Monday, June 13, 2011

June 13 DAILy- ness

In looking at the images I have been working with, I am drawn to those in which I am squatting. The latest one was taken on Saturday evening in the Baptist  parking lot in front of a pile of rubble. Today the land around that lot was transformed... at 7.30am a group of them - children, adults, men, women with BIG trucks, forklifts, rakes, laid sod, raked, swept, yelled, beeped etc. I was reduced to a shivering stressed mess in response to this - it has been a year of constant noise, dirt, trucks, chancy hydro, interventions in my life by members of the congregation. Some, during this time, have harassed the Rector of the United Church and her parishioners accusing them of heresy against the evangelical cause. Letters whip back and forth in the county paper. I am terrified that I will somehow be the next body. There is now a newly erected sign pointedly thrust at my front door. I feel victimized by rampant fundamentalism.

I am torn apart by my need to make a living wherever I can and by the inordinate amount of stress I experience from living here and/or from living in the city. Which is worse!

The squatting idea resonates on many levels: a squatter lives where she can - occupying unowned (by her) land; a temporary occupation by one who is poor and derelict. Squatting is an act associated with giving birth, waiting/resting (usually by non-white and/or working class peoples), shitting or female pissing, or sometimes a position in which one looks closely at something on, or close to, the ground.
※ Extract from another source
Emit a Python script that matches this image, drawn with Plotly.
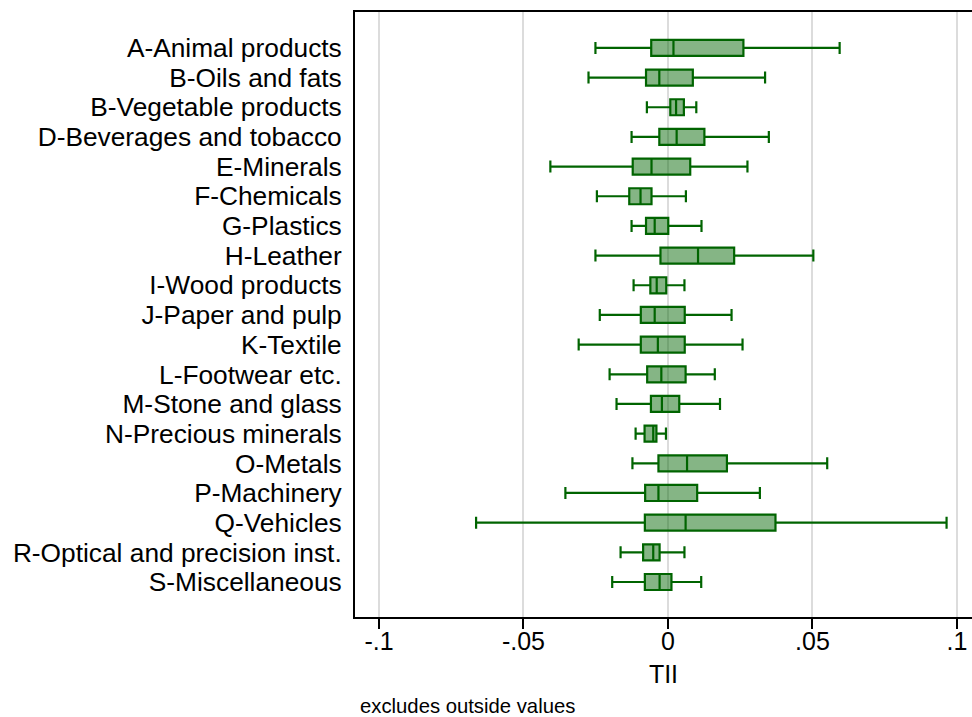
import plotly.graph_objects as go

# Product sections (top to bottom)
sections = [
    "A-Animal products", "B-Oils and fats", "B-Vegetable products",
    "D-Beverages and tobacco", "E-Minerals", "F-Chemicals", "G-Plastics",
    "H-Leather", "I-Wood products", "J-Paper and pulp", "K-Textile",
    "L-Footwear etc.", "M-Stone and glass", "N-Precious minerals",
    "O-Metals", "P-Machinery", "Q-Vehicles",
    "R-Optical and precision inst.", "S-Miscellaneous",
]

# Box-plot summary statistics of TII per section (outside values excluded)
lower_whisker = [-0.0251, -0.0275, -0.0073, -0.0126, -0.0407, -0.0246, -0.0126,
                 -0.0251, -0.0119, -0.0236, -0.0309, -0.0202, -0.0178, -0.0112,
                 -0.0123, -0.0355, -0.0664, -0.0164, -0.0193]
q1 = [-0.0058, -0.0076, 0.0008, -0.0030, -0.0122, -0.0134, -0.0076,
      -0.0026, -0.0061, -0.0094, -0.0094, -0.0072, -0.0059, -0.0081,
      -0.0033, -0.0079, -0.0080, -0.0086, -0.0080]
median = [0.0019, -0.0030, 0.0028, 0.0030, -0.0057, -0.0095, -0.0046,
          0.0104, -0.0039, -0.0046, -0.0035, -0.0023, -0.0021, -0.0051,
          0.0066, -0.0033, 0.0061, -0.0051, -0.0029]
q3 = [0.0261, 0.0086, 0.0055, 0.0126, 0.0077, -0.0057, 0.0001,
      0.0229, -0.0006, 0.0058, 0.0058, 0.0061, 0.0039, -0.0040,
      0.0204, 0.0101, 0.0372, -0.0029, 0.0012]
upper_whisker = [0.0594, 0.0336, 0.0098, 0.0349, 0.0275, 0.0062, 0.0116,
                 0.0503, 0.0057, 0.0220, 0.0258, 0.0162, 0.0180, -0.0007,
                 0.0551, 0.0318, 0.0964, 0.0057, 0.0115]

x_ticks = [-0.1, -0.05, 0, 0.05, 0.1]
x_tick_labels = ["-.1", "-.05", "0", ".05", ".1"]

FONT = "Liberation Sans, Arial, Helvetica, sans-serif"
LINE_GREEN = "rgb(0,100,0)"
FILL_GREEN = "rgba(0,100,0,0.48)"

fig = go.Figure()
fig.add_trace(go.Box(
    y=sections,
    q1=q1,
    median=median,
    q3=q3,
    lowerfence=lower_whisker,
    upperfence=upper_whisker,
    orientation="h",
    width=0.54,
    whiskerwidth=0.75,
    boxpoints=False,
    fillcolor=FILL_GREEN,
    line=dict(color=LINE_GREEN, width=2.2),
    hoverinfo="skip",
    showlegend=False,
))

n = len(sections)
fig.update_layout(
    width=972,
    height=717,
    margin=dict(l=355, r=0, t=12, b=100),
    paper_bgcolor="white",
    plot_bgcolor="white",
    font=dict(family=FONT, color="black"),
    xaxis=dict(
        range=[-0.1083, 0.1052],
        tickvals=x_ticks,
        ticktext=x_tick_labels,
        tickfont=dict(size=25),
        ticks="outside",
        ticklen=10,
        tickwidth=1.5,
        tickcolor="black",
        ticklabelstandoff=-9,
        showgrid=True,
        gridcolor="#dcdcdc",
        gridwidth=2,
        zeroline=False,
        showline=True,
        linecolor="black",
        linewidth=2,
        mirror=True,
        title=dict(text="TII", font=dict(size=25), standoff=11),
    ),
    yaxis=dict(
        type="category",
        categoryorder="array",
        categoryarray=sections,
        tickmode="array",
        tickvals=sections,
        ticktext=sections,
        range=[n - 1 + 1.18, -1.21],
        tickfont=dict(size=26.3),
        ticks="outside",
        ticklen=6,
        tickcolor="rgba(0,0,0,0)",
        showgrid=False,
        zeroline=False,
        showline=True,
        linecolor="black",
        linewidth=2,
    ),
    annotations=[
        dict(
            text="excludes outside values",
            xref="paper", yref="paper",
            x=0, y=-89 / 605,
            xanchor="left", yanchor="middle",
            xshift=3,
            showarrow=False,
            font=dict(size=20.3, family=FONT, color="black"),
        )
    ],
)

fig.write_html("out.html")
White euro-peoples now squat on "aboriginal" land.

What does all this rumination of mine say about colonialization as an act of aggression against native peoples and also about the current actions of some Bloomfield Baptists? There is a relationship.

Tonight it is cold and raining. I am unable to sleep waiting for the imagined (?) but no less frightening pending attack.
Rainy night June 13 looking over at the Baptist parking lot.